EPA has proposed to allow directors of state agencies—political appointees, instead of professional engineers, to make at least 40 different technical determinations that would allow a facility to deviate from the requirements of EPA’s 2015 rule. The proposal allows the potentially politically driven judgment of a state regulator to be substituted for the technical judgment of an expert or the wisdom of EPA in setting the standards.
8. The remand rule shortens the post-closure care period and letting polluters off the hook.
EPA is now proposing to reverse course and allow states, or the owners themselves when there is no state permit program, to dramatically reduce the 30-year post-closure care period. Because hazardous chemicals leaking from ash dumps often move slowly through soil and groundwater, a short post-closure care period will mean that leaks go undetected and polluters avoid cleanup of their toxic messes.
9. The remand rule removes the requirement to post compliance data, leaving citizens in the dark.

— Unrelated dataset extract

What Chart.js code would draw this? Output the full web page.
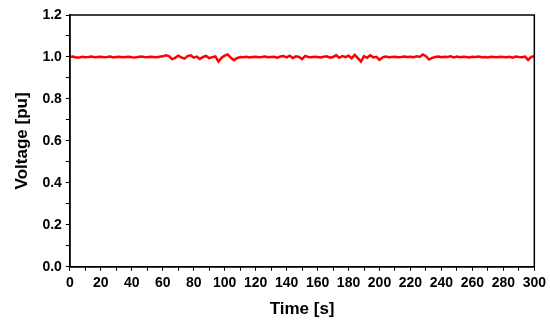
<!DOCTYPE html>
<html>
<head>
<meta charset="utf-8">
<script src="https://cdn.jsdelivr.net/npm/chart.js@4"></script>
<style>
  body { margin: 0; background: #fff; }
  #wrap { width: 550px; height: 322px; }
</style>
</head>
<body>
<div id="wrap"><canvas id="voltCanvas"></canvas></div>
<script>
// sampled every 2 s, 0..300 s
const timeStep = 2;
const voltage = [
  1.000, 1.002, 0.998, 0.997, 1.001, 0.999, 1.000, 1.002, 0.999, 1.000,
  1.001, 0.999, 1.000, 1.002, 0.998, 1.000, 1.001, 0.999, 1.000, 1.001,
  0.999, 0.998, 1.000, 1.002, 1.000, 0.999, 1.001, 1.000, 0.999, 1.001,
  1.003, 1.008, 1.004, 0.990, 0.996, 1.006, 0.998, 0.992, 1.004, 1.008,
  0.997, 1.002, 0.990, 1.000, 1.005, 0.994, 0.999, 1.003, 0.978, 0.996,
  1.006, 1.012, 0.996, 0.985, 0.995, 1.000, 0.999, 1.001, 0.998, 1.000,
  1.001, 0.999, 1.000, 1.002, 0.999, 1.000, 1.001, 0.997, 1.002, 1.004,
  0.998, 1.006, 0.995, 1.003, 1.000, 0.990, 1.005, 1.000, 0.999, 1.001,
  1.000, 0.998, 1.001, 1.003, 0.997, 1.000, 1.008, 0.996, 1.004, 0.999,
  1.006, 0.994, 1.010, 0.995, 0.978, 1.004, 0.996, 1.008, 0.998, 1.001,
  0.986, 0.998, 1.002, 0.999, 1.000, 1.001, 0.999, 1.000, 1.002, 1.000,
  1.001, 0.999, 1.003, 1.000, 1.012, 1.004, 0.988, 0.996, 1.000, 1.002,
  0.999, 1.001, 1.000, 1.003, 0.998, 1.002, 0.999, 1.001, 1.000, 0.998,
  1.001, 1.000, 1.002, 0.999, 1.000, 0.998, 1.001, 1.000, 0.999, 1.001,
  1.000, 0.999, 1.001, 0.997, 1.002, 1.000, 0.999, 1.002, 0.986, 1.000,
  1.004
];
const times = voltage.map((v, i) => i * timeStep);

const xTitle = "Time [s]";
const yTitle = "Voltage [pu]";

const points = times.map((t, i) => ({ x: t, y: voltage[i] }));

// box round the plot area
const frame = {
  id: "frame",
  afterDraw(chart) {
    const a = chart.chartArea;
    const ctx = chart.ctx;
    ctx.save();
    ctx.strokeStyle = "#000";
    ctx.lineWidth = 1.5;
    ctx.strokeRect(a.left, a.top, a.right - a.left, a.bottom - a.top);
    ctx.restore();
  }
};

const tickFont = { family: "Liberation Sans", size: 14, weight: "bold" };
const titleFont = { family: "Liberation Sans", size: 17, weight: "bold" };

new Chart(document.getElementById("voltCanvas"), {
  type: "line",
  data: {
    datasets: [{
      data: points,
      borderColor: "#ff0000",
      borderWidth: 2.5,
      pointRadius: 0,
      tension: 0
    }]
  },
  options: {
    responsive: true,
    maintainAspectRatio: false,
    animation: false,
    layout: { padding: { top: 15, right: 14, left: 12, bottom: 1 } },
    plugins: { legend: { display: false }, tooltip: { enabled: false } },
    scales: {
      x: {
        type: "linear",
        min: 0,
        max: 300,
        ticks: {
          stepSize: 10,
          autoSkip: false,
          maxRotation: 0,
          color: "#000",
          font: tickFont,
          padding: 4,
          callback: v => (v % 20 === 0 ? v : "")
        },
        grid: { drawOnChartArea: false, tickLength: 4, color: "#000", tickColor: "#000" },
        border: { color: "#000", width: 1.5 },
        title: { display: true, text: xTitle, color: "#000", font: titleFont, padding: { top: 4, bottom: 1 } }
      },
      y: {
        min: 0,
        max: 1.2,
        ticks: {
          stepSize: 0.1,
          autoSkip: false,
          color: "#000",
          font: tickFont,
          padding: 4,
          callback: v => (Math.round(v * 10) % 2 === 0 ? v.toFixed(1) : "")
        },
        grid: { drawOnChartArea: false, tickLength: 4, color: "#000", tickColor: "#000" },
        border: { color: "#000", width: 1.5 },
        title: { display: true, text: yTitle, color: "#000", font: titleFont, padding: { top: 0, bottom: 6 } }
      }
    }
  },
  plugins: [frame]
});
</script>
</body>
</html>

Post certain information on publicly available websites allows folks who live and work near coal ash dumps to know that their communities are safe. However, EPA is considering eliminating important internet posting requirements, which will leave residents in the dark about coal ash pollution.
Power plants have had a free pass to pollute our water and have put the health of downstream communities at risk for far too long. The 2015 coal ash rule is currently protecting hundreds of American communities. Despite some weaknesses in the current rule, coal plant owners have already established publicly accessible websites and fugitive dust control plans, completed hundreds of inspections, and published critical groundwater quality data. The commonsense standards of the 2015 rule—which received more than a half-million supporting comments from the public—are helping to protect clean water and safeguard public health. EPA’s current attempt to weaken this rule is nothing more than a total giveaway to the industry and must be rejected.